Supplied material -
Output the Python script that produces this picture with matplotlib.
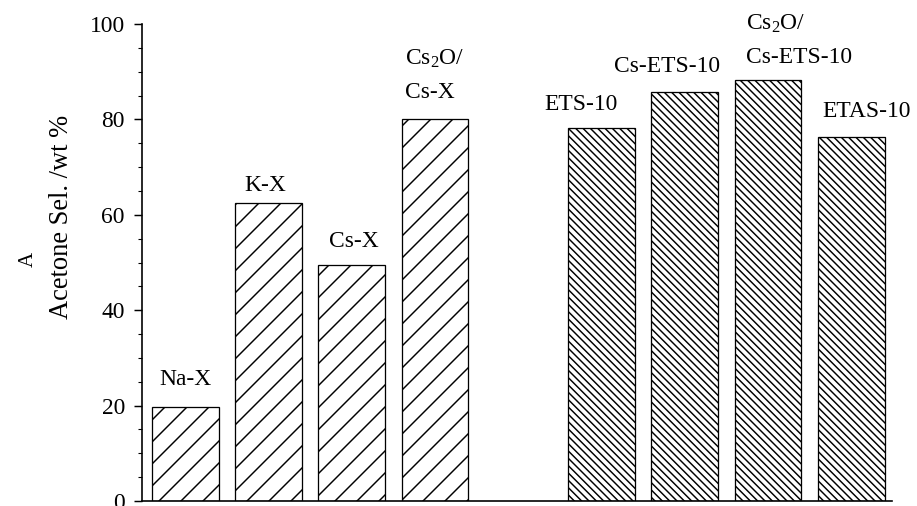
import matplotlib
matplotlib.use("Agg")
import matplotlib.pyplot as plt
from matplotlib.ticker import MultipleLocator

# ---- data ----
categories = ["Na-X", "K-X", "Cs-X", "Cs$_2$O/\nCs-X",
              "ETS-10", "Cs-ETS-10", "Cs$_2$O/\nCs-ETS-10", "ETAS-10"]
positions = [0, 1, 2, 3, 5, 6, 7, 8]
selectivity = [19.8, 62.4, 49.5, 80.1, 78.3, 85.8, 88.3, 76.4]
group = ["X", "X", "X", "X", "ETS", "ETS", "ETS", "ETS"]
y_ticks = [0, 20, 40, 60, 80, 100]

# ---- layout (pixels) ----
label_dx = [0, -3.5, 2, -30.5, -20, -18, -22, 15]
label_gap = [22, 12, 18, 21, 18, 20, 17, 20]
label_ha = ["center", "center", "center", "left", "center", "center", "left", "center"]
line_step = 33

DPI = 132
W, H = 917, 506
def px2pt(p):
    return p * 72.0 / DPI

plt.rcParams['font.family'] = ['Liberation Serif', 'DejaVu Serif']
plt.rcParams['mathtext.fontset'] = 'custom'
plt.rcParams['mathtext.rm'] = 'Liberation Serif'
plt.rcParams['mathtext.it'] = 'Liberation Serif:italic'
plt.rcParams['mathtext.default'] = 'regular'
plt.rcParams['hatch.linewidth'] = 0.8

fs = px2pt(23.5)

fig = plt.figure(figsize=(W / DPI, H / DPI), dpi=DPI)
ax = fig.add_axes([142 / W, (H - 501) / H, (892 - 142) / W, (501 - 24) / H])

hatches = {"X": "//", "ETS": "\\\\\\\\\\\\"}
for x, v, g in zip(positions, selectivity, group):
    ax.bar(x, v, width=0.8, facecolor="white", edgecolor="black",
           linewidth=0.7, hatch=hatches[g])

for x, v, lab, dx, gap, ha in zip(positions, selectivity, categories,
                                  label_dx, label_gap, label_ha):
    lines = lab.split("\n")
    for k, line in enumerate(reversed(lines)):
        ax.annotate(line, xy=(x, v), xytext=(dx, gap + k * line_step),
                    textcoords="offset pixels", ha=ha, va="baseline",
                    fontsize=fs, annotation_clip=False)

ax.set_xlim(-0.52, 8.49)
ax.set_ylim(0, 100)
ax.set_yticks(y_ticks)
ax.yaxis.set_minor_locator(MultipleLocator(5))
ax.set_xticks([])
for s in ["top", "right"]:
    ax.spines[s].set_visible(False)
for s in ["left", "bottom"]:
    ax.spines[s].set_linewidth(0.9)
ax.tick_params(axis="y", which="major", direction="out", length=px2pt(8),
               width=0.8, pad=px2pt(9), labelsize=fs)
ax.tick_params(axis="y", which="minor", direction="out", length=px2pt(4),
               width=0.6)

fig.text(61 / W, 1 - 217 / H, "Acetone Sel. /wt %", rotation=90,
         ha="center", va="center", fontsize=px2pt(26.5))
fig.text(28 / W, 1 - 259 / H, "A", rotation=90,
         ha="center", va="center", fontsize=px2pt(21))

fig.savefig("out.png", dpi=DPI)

Work required -
Find the lines containing "matplotlib" and pull them out.

Response -
Output the Python script that produces this picture with matplotlib.
import matplotlib
matplotlib.use("Agg")
import matplotlib.pyplot as plt
from matplotlib.ticker import MultipleLocator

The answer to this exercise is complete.